本書を読みながら、思い出したのが、工藤早弓『明治・大正 詩集の装幀』(京都書院)だ。これはタイトル通り、明治・大正期に出版された詩集の装幀を写真と詩の引用で紹介したちょっとユニークな本である。
で、先の本と合わせて考えてみれば、私たちはすごい大事なことを忘れていることに気づく。詩人たちは自らの詩を詩集という形で読者に伝えているのだ。つまり、そこには文字による情報だけでなく、改行による見た目やタイポグラフィー、活字インクの色から挿絵・写真・題字など、全部ひっくるめて大変な創意と工夫が込められているということだ。


そうしたことですぐに思い浮かぶのは、高橋新吉萩原恭次郎、斉藤秀雄などのダダイズムの詩集だろう。「DADAは一切を断言し否定する」。あらゆる既成概念を打破する前衛は、文字を躍らせ、奇抜なデザインを招き寄せる。しかし何も彼らだけではない。
本書を読んで「ああ、やっぱりすごいなぁ」と関心したのは、自ら装幀を手掛けることも多かった北原白秋の『思ひ出』(これはトランプがモチーフになっている)、自分の詩を〈ゴシック・ロマン〉と称していた新象徴派の詩人・日夏耿之介の神秘的・幻想的な詩集三部作(『転身の頌』・『黒衣聖母』・『黄眠帖』)、そしてやはり恩地孝四郎と親交を結んでいた萩原朔太郎(『青猫』のあの芥子色の美しさ!)の詩集群だ。
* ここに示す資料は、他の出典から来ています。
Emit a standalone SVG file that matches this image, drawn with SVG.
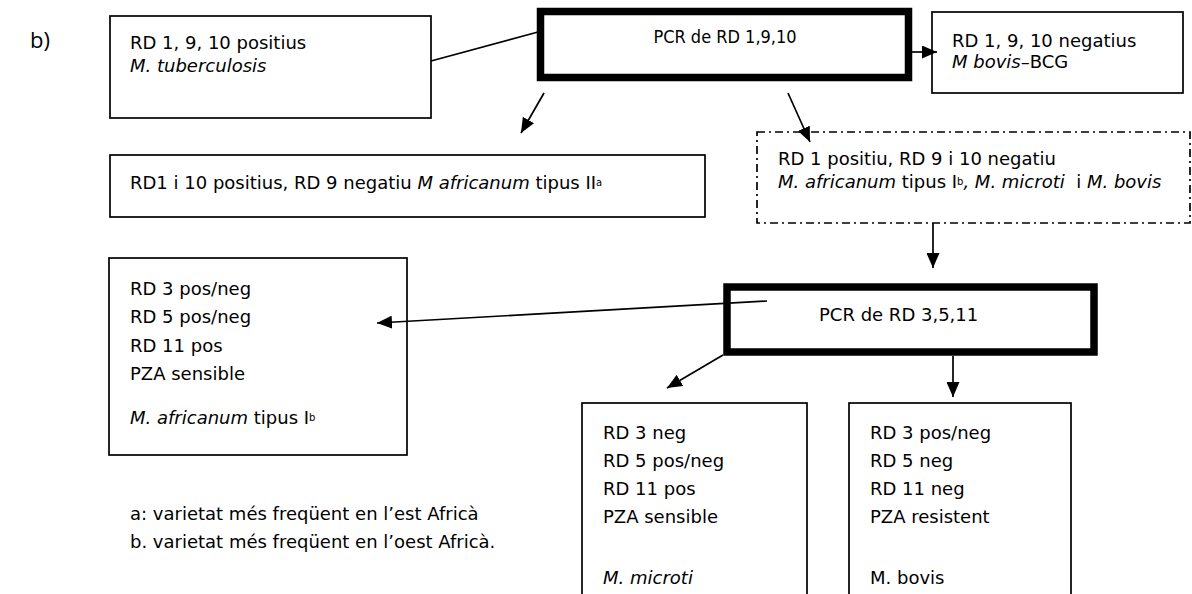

当時の詩人たちは装幀ということに相当にこだわって、北原白秋以外にも自ら装幀を手掛ける詩人も少なくなかった。もちろん詩人と画家、版画家などが共同して造本している場合もあるが、おそらくは現代以上に作者が造本に関与し、見た目ということに執着していたと思う。
つまり当時の詩人たちは、ちゃんと〈詩集〉というメディアがメッセージそのものでもあることを知悉していたのだ(今、そういうことをもっとも意識的に行っているのは、空中線書局http://www.cam.hi-ho.ne.jp/kuchusen/の造本だろうね)。


自らを装本家と呼ぶ、私の好きな恩地孝四郎は「本は文明の旗だ。その旗は当然美しくあらねばならない」と言う。
詩という内容を生かすための入れもの、器物が〈詩集〉なのだ。そして詩を輝かせるためには、当然、入れものであるはずの〈詩集〉自体も美しくあらねばならない(最近は入れものだけが立派で中身が貧弱という逆のケースもよく見受けられるが……)。


西洋から輸入された思想や哲学といった複雑な精神を形にしたのが〈詩〉だとしたら、それを具体的にイメージ化し読者に伝えるのが〈詩集〉だったわけである。現に本書には、明らかに西洋の詩集を意識して造本された詩集も散見される。


本書には「速読」で読んでしまうには、もったいないぐらいの美しい詩集たちがたくさん載っているが、残念ながら、出来のいい詩集ほど手にした瞬間からイメージは即座に伝わってしまうのである。